(Charts and diagrams as code)

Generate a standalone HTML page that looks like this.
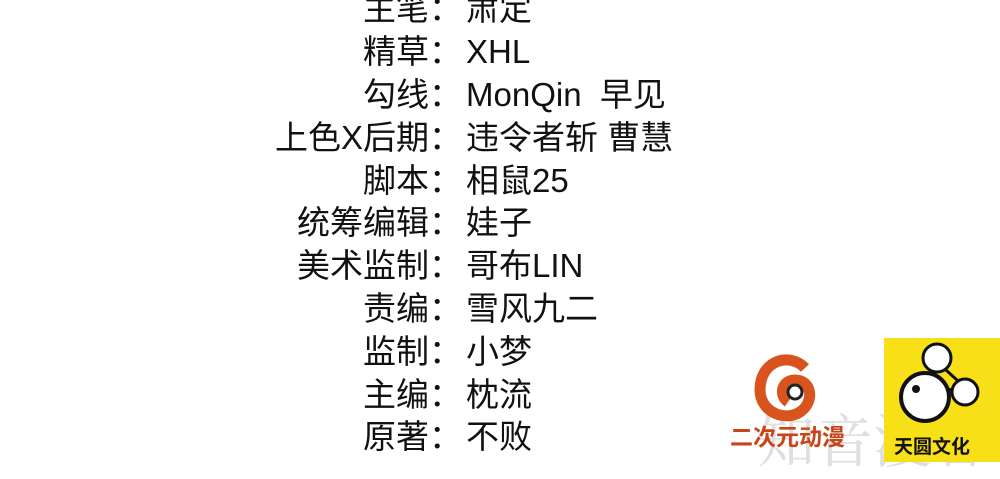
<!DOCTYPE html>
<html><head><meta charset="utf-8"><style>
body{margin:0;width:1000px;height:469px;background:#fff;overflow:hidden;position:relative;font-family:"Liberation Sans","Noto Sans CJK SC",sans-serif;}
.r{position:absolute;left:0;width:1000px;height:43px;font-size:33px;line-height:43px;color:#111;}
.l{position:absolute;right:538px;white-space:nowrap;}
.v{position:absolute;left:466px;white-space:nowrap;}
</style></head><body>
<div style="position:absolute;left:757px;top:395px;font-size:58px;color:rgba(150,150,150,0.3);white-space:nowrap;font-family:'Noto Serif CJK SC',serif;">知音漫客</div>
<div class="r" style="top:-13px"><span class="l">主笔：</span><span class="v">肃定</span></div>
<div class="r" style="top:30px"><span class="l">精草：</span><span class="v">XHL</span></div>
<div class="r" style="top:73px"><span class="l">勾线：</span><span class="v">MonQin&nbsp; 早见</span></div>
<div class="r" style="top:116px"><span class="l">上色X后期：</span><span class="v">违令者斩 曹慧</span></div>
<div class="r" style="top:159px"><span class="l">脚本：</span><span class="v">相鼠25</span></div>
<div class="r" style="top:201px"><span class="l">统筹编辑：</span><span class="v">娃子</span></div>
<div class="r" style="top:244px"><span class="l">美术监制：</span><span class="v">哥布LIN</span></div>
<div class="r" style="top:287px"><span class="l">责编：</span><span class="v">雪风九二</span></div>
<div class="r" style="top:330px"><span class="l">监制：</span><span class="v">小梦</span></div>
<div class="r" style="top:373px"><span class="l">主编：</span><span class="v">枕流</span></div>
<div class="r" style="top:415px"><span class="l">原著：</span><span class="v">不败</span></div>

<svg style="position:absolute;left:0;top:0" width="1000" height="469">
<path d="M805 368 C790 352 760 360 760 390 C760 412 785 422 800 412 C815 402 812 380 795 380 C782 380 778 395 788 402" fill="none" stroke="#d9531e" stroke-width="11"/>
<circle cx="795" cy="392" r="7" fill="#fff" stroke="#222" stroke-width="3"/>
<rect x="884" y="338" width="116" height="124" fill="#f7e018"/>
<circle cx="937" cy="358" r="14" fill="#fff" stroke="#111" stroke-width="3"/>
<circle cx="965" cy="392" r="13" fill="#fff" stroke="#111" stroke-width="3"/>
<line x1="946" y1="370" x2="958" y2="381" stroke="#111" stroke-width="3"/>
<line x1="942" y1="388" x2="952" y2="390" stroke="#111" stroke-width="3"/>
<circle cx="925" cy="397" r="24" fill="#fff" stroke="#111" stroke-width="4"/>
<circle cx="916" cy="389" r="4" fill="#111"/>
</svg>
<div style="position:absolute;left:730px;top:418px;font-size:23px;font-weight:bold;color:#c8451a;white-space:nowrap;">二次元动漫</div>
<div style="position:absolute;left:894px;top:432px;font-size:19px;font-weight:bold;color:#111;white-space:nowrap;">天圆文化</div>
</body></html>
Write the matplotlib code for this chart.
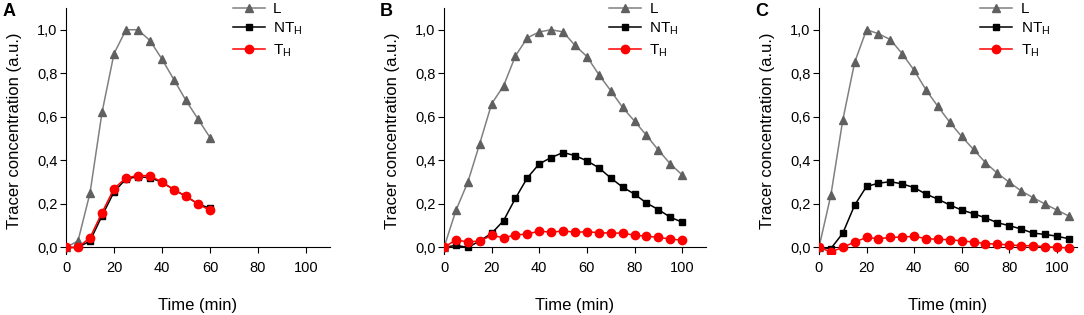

▶ **To be done**
Retype the listing exactly. Pictures do not belong in the copy.

▶ **Exercise result**
Generate a standalone HTML page that looks like this.
<!DOCTYPE html>
<html><head><meta charset="utf-8"><style>
body{margin:0;width:1000px;height:469px;background:#fff;overflow:hidden;position:relative;font-family:"Liberation Sans","Noto Sans CJK SC",sans-serif;}
.r{position:absolute;left:0;width:1000px;height:43px;font-size:33px;line-height:43px;color:#111;}
.l{position:absolute;right:538px;white-space:nowrap;}
.v{position:absolute;left:466px;white-space:nowrap;}
</style></head><body>
<div style="position:absolute;left:757px;top:395px;font-size:58px;color:rgba(150,150,150,0.3);white-space:nowrap;font-family:'Noto Serif CJK SC',serif;">知音漫客</div>
<div class="r" style="top:-13px"><span class="l">主笔：</span><span class="v">肃定</span></div>
<div class="r" style="top:30px"><span class="l">精草：</span><span class="v">XHL</span></div>
<div class="r" style="top:73px"><span class="l">勾线：</span><span class="v">MonQin&nbsp; 早见</span></div>
<div class="r" style="top:116px"><span class="l">上色X后期：</span><span class="v">违令者斩 曹慧</span></div>
<div class="r" style="top:159px"><span class="l">脚本：</span><span class="v">相鼠25</span></div>
<div class="r" style="top:201px"><span class="l">统筹编辑：</span><span class="v">娃子</span></div>
<div class="r" style="top:244px"><span class="l">美术监制：</span><span class="v">哥布LIN</span></div>
<div class="r" style="top:287px"><span class="l">责编：</span><span class="v">雪风九二</span></div>
<div class="r" style="top:330px"><span class="l">监制：</span><span class="v">小梦</span></div>
<div class="r" style="top:373px"><span class="l">主编：</span><span class="v">枕流</span></div>
<div class="r" style="top:415px"><span class="l">原著：</span><span class="v">不败</span></div>

<svg style="position:absolute;left:0;top:0" width="1000" height="469">
<path d="M805 368 C790 352 760 360 760 390 C760 412 785 422 800 412 C815 402 812 380 795 380 C782 380 778 395 788 402" fill="none" stroke="#d9531e" stroke-width="11"/>
<circle cx="795" cy="392" r="7" fill="#fff" stroke="#222" stroke-width="3"/>
<rect x="884" y="338" width="116" height="124" fill="#f7e018"/>
<circle cx="937" cy="358" r="14" fill="#fff" stroke="#111" stroke-width="3"/>
<circle cx="965" cy="392" r="13" fill="#fff" stroke="#111" stroke-width="3"/>
<line x1="946" y1="370" x2="958" y2="381" stroke="#111" stroke-width="3"/>
<line x1="942" y1="388" x2="952" y2="390" stroke="#111" stroke-width="3"/>
<circle cx="925" cy="397" r="24" fill="#fff" stroke="#111" stroke-width="4"/>
<circle cx="916" cy="389" r="4" fill="#111"/>
</svg>
<div style="position:absolute;left:730px;top:418px;font-size:23px;font-weight:bold;color:#c8451a;white-space:nowrap;">二次元动漫</div>
<div style="position:absolute;left:894px;top:432px;font-size:19px;font-weight:bold;color:#111;white-space:nowrap;">天圆文化</div>
</body></html>
Write the matplotlib code for this chart.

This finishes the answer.